Request:
Begin with the first line of the material and copy each line word for word through the line that contains "const traces = seriesValues.map((vals, s)"; the pictures are left out.

++++ Information supplied ++++

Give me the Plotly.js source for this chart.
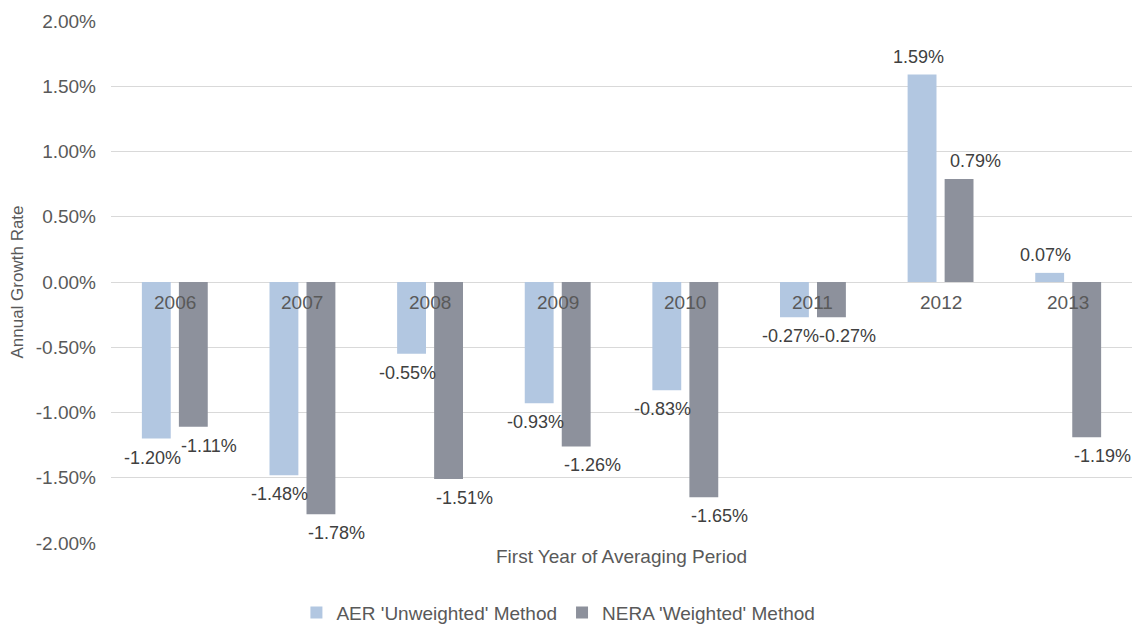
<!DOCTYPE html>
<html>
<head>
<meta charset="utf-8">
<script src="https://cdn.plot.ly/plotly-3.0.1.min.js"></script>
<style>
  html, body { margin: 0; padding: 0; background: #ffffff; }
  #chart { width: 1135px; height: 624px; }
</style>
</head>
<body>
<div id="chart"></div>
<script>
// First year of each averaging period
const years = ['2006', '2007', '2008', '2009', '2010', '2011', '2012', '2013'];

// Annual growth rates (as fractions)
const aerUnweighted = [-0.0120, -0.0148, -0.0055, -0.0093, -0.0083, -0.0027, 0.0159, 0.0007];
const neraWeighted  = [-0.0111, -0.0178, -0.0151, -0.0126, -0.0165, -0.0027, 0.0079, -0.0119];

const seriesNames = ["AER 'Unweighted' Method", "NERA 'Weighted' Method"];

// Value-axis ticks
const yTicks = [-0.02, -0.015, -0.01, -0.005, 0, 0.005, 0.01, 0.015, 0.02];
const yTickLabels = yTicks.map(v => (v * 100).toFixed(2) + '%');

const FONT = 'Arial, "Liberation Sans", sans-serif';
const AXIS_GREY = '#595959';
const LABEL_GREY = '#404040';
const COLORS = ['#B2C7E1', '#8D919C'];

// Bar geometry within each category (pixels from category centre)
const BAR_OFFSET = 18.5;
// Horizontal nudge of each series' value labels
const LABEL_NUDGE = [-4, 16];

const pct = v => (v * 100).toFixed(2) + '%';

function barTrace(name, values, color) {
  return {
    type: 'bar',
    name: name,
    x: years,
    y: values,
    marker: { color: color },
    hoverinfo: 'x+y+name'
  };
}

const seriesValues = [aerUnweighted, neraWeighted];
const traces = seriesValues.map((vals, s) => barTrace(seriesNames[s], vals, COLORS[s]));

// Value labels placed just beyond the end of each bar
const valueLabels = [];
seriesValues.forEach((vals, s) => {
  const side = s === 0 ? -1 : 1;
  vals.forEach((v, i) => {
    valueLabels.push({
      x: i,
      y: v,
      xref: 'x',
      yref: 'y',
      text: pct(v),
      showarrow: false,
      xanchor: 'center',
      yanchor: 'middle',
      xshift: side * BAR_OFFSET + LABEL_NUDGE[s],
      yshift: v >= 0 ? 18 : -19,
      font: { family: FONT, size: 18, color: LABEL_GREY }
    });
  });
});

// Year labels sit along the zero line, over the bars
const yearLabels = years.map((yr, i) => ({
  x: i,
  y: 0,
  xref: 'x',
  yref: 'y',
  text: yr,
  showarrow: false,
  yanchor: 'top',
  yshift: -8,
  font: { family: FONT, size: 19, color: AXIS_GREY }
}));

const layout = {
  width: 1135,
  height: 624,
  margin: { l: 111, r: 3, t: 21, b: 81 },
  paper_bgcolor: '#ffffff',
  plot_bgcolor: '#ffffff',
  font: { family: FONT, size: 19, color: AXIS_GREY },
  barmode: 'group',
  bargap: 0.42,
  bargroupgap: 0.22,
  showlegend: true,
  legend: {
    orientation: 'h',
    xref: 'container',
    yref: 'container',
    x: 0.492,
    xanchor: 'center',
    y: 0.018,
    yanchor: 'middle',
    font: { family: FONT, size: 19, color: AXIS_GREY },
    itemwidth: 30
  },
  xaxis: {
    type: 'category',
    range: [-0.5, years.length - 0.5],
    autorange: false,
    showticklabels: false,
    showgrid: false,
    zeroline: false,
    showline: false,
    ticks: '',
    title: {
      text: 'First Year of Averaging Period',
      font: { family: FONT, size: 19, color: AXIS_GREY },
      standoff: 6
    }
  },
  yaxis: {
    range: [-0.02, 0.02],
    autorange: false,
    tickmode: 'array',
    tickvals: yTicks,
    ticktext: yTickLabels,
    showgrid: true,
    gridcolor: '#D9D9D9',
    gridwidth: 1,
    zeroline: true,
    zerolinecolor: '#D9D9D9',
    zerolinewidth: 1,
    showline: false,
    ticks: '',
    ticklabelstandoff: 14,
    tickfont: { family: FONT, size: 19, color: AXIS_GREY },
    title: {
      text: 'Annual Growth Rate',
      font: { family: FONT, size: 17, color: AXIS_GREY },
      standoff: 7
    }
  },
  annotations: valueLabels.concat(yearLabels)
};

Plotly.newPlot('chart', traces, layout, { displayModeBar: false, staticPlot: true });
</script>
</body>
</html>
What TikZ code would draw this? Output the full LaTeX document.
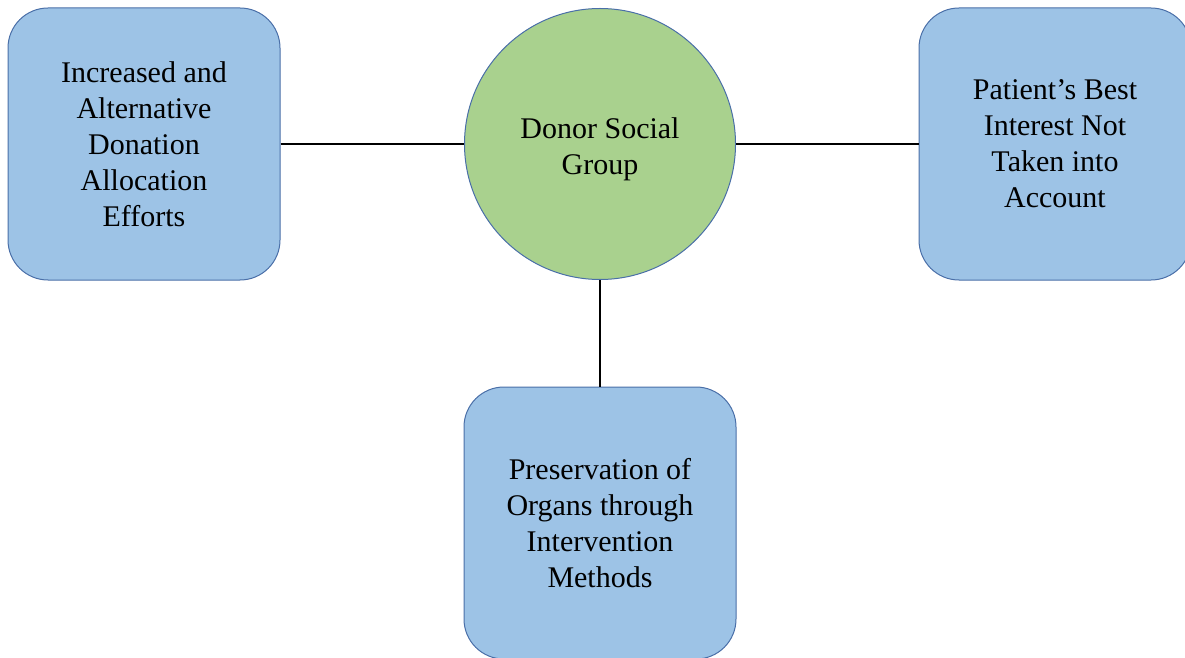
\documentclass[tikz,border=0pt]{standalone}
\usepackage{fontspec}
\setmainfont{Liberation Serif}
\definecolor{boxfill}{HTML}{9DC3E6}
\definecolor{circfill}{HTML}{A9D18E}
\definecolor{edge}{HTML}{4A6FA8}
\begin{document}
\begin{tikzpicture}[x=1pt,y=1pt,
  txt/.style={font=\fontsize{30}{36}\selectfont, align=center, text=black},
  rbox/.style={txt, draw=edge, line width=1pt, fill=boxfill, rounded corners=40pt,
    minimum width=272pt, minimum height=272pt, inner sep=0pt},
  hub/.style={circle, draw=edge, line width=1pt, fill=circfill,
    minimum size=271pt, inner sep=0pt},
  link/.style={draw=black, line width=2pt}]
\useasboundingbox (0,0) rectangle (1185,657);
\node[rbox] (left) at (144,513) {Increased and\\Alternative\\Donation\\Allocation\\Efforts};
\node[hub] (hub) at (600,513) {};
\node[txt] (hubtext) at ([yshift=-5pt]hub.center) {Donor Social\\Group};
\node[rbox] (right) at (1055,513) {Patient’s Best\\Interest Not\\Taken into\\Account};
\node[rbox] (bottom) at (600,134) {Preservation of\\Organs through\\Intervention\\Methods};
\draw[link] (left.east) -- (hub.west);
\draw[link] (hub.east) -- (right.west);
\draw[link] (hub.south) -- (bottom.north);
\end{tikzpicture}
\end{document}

++++

Final result:
Give me the Plotly.js source for this chart.
<!DOCTYPE html>
<html>
<head>
<meta charset="utf-8">
<script src="https://cdn.plot.ly/plotly-3.0.1.min.js"></script>
<style>
  html, body { margin: 0; padding: 0; background: #ffffff; }
  #chart { width: 1135px; height: 624px; }
</style>
</head>
<body>
<div id="chart"></div>
<script>
// First year of each averaging period
const years = ['2006', '2007', '2008', '2009', '2010', '2011', '2012', '2013'];

// Annual growth rates (as fractions)
const aerUnweighted = [-0.0120, -0.0148, -0.0055, -0.0093, -0.0083, -0.0027, 0.0159, 0.0007];
const neraWeighted  = [-0.0111, -0.0178, -0.0151, -0.0126, -0.0165, -0.0027, 0.0079, -0.0119];

const seriesNames = ["AER 'Unweighted' Method", "NERA 'Weighted' Method"];

// Value-axis ticks
const yTicks = [-0.02, -0.015, -0.01, -0.005, 0, 0.005, 0.01, 0.015, 0.02];
const yTickLabels = yTicks.map(v => (v * 100).toFixed(2) + '%');

const FONT = 'Arial, "Liberation Sans", sans-serif';
const AXIS_GREY = '#595959';
const LABEL_GREY = '#404040';
const COLORS = ['#B2C7E1', '#8D919C'];

// Bar geometry within each category (pixels from category centre)
const BAR_OFFSET = 18.5;
// Horizontal nudge of each series' value labels
const LABEL_NUDGE = [-4, 16];

const pct = v => (v * 100).toFixed(2) + '%';

function barTrace(name, values, color) {
  return {
    type: 'bar',
    name: name,
    x: years,
    y: values,
    marker: { color: color },
    hoverinfo: 'x+y+name'
  };
}

const seriesValues = [aerUnweighted, neraWeighted];
const traces = seriesValues.map((vals, s) => barTrace(seriesNames[s], vals, COLORS[s]));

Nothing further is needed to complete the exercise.